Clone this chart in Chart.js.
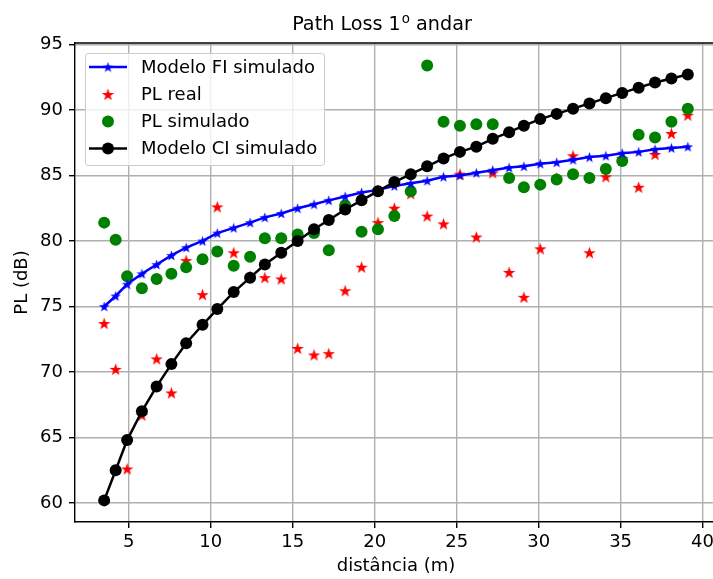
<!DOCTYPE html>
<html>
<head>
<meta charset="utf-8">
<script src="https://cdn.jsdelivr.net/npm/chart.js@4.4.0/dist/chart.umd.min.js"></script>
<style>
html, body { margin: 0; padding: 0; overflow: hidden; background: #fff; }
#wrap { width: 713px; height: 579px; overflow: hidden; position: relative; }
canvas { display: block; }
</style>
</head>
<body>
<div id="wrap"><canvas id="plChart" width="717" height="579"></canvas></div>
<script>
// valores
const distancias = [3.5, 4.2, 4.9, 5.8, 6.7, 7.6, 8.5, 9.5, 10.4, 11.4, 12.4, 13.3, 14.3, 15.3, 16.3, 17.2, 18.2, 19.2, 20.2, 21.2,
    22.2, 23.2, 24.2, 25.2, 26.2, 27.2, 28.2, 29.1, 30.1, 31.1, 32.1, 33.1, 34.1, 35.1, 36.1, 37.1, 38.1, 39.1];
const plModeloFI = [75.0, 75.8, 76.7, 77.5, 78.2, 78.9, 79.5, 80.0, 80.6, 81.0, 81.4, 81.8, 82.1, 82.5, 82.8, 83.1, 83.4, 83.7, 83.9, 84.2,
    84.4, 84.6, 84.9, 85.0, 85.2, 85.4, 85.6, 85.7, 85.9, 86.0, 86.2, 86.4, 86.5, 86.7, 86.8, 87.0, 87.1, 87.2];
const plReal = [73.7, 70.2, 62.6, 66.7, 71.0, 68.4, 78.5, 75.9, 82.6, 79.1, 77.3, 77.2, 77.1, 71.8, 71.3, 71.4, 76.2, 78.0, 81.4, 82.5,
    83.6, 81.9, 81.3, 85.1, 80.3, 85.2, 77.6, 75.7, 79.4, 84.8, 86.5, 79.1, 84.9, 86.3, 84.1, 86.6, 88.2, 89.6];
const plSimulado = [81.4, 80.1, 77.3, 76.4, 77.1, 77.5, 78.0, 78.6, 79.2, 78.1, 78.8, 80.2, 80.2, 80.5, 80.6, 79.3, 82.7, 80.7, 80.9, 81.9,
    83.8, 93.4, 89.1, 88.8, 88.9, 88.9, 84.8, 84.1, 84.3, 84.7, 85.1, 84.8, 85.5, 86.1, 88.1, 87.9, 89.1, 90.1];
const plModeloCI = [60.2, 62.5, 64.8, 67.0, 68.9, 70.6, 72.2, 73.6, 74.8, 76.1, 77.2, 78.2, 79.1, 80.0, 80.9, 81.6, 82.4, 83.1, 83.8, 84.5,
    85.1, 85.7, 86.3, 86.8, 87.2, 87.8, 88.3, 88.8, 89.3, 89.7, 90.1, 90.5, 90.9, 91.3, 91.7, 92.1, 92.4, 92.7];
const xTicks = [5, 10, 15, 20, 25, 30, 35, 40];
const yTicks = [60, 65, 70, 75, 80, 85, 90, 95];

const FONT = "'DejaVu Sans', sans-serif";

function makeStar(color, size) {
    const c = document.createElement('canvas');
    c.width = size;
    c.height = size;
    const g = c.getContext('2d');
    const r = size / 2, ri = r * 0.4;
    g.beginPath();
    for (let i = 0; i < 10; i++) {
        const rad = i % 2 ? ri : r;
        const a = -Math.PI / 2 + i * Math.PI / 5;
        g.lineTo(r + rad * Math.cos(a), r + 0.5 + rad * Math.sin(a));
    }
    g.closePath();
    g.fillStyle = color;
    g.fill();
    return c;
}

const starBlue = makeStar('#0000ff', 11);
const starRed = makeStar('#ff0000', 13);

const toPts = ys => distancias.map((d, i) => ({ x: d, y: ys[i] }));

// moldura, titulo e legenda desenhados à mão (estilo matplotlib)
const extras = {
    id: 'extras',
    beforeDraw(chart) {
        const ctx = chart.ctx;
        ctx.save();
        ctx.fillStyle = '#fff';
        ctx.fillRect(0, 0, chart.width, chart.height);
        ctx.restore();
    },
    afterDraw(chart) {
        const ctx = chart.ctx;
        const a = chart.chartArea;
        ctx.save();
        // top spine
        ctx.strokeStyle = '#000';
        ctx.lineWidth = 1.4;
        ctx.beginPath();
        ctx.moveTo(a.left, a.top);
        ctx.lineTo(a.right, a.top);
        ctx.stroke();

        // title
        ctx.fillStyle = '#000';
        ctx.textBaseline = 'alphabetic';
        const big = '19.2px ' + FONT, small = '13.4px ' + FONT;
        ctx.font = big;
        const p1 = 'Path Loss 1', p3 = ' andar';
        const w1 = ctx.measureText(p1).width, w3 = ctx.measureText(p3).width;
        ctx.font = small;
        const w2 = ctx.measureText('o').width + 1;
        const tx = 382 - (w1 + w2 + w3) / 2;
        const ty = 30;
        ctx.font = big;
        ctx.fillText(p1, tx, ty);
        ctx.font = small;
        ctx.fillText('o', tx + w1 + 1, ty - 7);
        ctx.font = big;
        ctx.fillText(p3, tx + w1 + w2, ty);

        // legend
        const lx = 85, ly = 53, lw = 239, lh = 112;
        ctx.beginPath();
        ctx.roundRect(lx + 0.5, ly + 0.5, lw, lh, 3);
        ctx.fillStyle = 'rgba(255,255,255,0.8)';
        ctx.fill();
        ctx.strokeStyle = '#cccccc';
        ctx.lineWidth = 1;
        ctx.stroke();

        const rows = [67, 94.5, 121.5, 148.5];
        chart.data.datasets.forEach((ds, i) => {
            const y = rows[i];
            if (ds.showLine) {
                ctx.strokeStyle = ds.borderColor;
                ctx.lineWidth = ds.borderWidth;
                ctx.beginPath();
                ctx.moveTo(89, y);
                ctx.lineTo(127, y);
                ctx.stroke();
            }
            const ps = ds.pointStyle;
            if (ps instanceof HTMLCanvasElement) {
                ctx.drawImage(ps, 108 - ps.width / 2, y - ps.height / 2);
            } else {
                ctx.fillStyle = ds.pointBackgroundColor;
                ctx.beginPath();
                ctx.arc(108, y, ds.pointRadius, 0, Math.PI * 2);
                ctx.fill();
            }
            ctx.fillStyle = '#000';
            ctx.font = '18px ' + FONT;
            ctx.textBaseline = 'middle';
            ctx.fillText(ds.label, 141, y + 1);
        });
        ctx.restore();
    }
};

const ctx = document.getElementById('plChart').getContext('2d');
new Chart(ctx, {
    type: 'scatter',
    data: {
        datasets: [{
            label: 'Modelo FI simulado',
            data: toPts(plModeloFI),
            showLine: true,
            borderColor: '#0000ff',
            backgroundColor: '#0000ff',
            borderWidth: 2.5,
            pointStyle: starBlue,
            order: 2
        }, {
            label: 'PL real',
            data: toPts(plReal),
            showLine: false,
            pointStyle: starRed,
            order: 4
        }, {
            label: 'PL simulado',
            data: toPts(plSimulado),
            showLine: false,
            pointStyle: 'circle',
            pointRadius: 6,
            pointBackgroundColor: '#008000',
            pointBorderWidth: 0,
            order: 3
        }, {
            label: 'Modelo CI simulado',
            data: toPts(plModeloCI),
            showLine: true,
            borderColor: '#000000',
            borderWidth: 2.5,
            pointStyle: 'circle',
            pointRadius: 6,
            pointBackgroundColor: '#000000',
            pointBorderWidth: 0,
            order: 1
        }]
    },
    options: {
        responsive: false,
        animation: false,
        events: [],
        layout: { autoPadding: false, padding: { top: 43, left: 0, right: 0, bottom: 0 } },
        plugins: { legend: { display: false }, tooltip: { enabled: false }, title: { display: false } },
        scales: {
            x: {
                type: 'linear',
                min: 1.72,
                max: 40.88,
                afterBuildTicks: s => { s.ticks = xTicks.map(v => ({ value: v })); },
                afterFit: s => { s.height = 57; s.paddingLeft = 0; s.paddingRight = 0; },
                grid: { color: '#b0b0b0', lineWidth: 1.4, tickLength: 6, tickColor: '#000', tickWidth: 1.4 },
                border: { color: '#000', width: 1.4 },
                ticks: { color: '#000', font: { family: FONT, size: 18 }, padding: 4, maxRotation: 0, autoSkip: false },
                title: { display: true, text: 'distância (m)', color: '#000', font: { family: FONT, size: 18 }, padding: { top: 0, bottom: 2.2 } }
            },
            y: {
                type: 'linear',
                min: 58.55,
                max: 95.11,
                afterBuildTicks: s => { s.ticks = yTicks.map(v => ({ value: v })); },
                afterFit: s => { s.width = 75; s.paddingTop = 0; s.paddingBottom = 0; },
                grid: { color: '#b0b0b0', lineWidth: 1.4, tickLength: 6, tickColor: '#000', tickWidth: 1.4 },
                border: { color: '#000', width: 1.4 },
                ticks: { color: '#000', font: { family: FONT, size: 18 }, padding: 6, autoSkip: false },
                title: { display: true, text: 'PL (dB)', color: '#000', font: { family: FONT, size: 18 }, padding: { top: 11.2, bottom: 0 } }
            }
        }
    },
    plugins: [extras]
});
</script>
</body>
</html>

####

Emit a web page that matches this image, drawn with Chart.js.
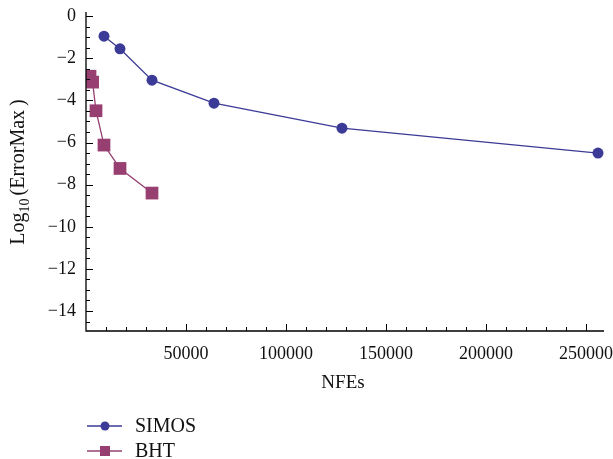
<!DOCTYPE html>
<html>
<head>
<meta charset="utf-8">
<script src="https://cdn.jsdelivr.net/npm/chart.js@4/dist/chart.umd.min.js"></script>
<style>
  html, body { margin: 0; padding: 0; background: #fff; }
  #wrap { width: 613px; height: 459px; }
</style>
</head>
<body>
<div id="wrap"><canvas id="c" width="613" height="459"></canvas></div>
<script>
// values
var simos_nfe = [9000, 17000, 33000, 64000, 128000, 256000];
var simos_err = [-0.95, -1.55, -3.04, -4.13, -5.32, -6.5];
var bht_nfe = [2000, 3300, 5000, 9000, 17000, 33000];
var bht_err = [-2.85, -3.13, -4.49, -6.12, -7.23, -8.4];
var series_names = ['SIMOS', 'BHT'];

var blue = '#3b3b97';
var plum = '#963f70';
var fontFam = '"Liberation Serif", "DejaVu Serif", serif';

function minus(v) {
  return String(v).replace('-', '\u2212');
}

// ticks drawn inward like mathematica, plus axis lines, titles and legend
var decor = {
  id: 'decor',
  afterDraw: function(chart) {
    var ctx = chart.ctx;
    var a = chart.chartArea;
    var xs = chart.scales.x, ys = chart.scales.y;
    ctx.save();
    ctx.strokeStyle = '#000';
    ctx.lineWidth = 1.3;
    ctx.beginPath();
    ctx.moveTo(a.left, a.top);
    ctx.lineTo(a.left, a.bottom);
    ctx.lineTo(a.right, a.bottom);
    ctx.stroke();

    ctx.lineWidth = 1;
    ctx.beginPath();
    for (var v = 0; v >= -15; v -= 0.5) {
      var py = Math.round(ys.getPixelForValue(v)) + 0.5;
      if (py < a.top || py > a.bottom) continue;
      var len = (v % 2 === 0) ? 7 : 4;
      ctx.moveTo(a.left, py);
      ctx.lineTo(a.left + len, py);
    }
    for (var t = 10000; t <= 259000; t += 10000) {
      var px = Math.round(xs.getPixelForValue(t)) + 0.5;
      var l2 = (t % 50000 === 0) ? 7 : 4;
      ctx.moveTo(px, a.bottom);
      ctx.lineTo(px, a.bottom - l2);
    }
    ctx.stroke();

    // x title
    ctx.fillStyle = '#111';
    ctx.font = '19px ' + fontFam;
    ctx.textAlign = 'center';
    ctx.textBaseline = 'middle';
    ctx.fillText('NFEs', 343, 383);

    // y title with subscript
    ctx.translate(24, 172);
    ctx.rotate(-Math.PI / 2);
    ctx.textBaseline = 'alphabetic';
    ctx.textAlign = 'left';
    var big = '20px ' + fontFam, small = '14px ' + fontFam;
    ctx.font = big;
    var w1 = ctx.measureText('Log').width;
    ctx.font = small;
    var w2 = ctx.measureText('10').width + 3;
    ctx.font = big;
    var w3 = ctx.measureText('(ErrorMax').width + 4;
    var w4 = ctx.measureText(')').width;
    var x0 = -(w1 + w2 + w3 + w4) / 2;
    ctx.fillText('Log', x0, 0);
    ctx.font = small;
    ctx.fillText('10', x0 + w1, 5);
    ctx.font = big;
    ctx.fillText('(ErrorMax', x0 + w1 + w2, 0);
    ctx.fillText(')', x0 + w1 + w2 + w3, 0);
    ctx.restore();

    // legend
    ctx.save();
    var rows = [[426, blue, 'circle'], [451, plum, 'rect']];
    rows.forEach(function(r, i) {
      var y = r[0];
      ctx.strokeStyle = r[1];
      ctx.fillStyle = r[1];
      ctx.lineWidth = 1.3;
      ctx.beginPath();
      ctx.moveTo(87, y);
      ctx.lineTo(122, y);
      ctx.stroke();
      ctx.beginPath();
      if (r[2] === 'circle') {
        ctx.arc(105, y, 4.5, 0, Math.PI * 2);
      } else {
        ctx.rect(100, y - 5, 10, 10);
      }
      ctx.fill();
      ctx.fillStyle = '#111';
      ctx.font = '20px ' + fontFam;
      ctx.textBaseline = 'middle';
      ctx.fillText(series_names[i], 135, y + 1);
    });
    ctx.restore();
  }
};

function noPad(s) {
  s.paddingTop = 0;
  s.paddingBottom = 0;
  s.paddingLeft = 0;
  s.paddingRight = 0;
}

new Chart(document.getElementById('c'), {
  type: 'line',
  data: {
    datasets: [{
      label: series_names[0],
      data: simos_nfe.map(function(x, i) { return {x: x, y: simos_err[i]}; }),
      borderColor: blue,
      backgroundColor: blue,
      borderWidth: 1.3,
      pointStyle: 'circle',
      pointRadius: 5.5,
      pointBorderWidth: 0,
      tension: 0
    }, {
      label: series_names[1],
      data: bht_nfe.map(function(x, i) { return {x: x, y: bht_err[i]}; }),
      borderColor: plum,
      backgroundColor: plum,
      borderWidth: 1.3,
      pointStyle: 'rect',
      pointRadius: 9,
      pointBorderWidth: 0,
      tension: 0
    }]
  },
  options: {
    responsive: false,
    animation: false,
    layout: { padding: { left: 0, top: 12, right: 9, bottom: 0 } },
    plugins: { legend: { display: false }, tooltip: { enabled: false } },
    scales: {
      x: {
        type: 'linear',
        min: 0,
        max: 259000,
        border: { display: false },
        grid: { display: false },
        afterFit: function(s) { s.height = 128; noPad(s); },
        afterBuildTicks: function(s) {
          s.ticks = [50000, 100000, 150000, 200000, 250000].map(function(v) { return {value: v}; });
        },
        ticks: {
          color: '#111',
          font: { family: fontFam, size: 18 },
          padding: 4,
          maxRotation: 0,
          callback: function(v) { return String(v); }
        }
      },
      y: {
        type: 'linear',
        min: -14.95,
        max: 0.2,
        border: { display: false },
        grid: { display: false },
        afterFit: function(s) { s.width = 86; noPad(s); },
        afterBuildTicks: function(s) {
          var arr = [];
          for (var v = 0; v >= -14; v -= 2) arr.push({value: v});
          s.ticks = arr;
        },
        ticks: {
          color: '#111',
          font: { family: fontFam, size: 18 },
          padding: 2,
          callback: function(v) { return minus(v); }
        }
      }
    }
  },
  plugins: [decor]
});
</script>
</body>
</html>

####

*INSTRUCTION*. From the records above, transcribe exactly the lines starting at the one containing "Emit a web page" and ending at the one containing "var series_names = ['SIMOS', 'BHT'];". Skip the pictures.

*FINAL RESULT*.
Emit a web page that matches this image, drawn with Chart.js.
<!DOCTYPE html>
<html>
<head>
<meta charset="utf-8">
<script src="https://cdn.jsdelivr.net/npm/chart.js@4/dist/chart.umd.min.js"></script>
<style>
  html, body { margin: 0; padding: 0; background: #fff; }
  #wrap { width: 613px; height: 459px; }
</style>
</head>
<body>
<div id="wrap"><canvas id="c" width="613" height="459"></canvas></div>
<script>
// values
var simos_nfe = [9000, 17000, 33000, 64000, 128000, 256000];
var simos_err = [-0.95, -1.55, -3.04, -4.13, -5.32, -6.5];
var bht_nfe = [2000, 3300, 5000, 9000, 17000, 33000];
var bht_err = [-2.85, -3.13, -4.49, -6.12, -7.23, -8.4];
var series_names = ['SIMOS', 'BHT'];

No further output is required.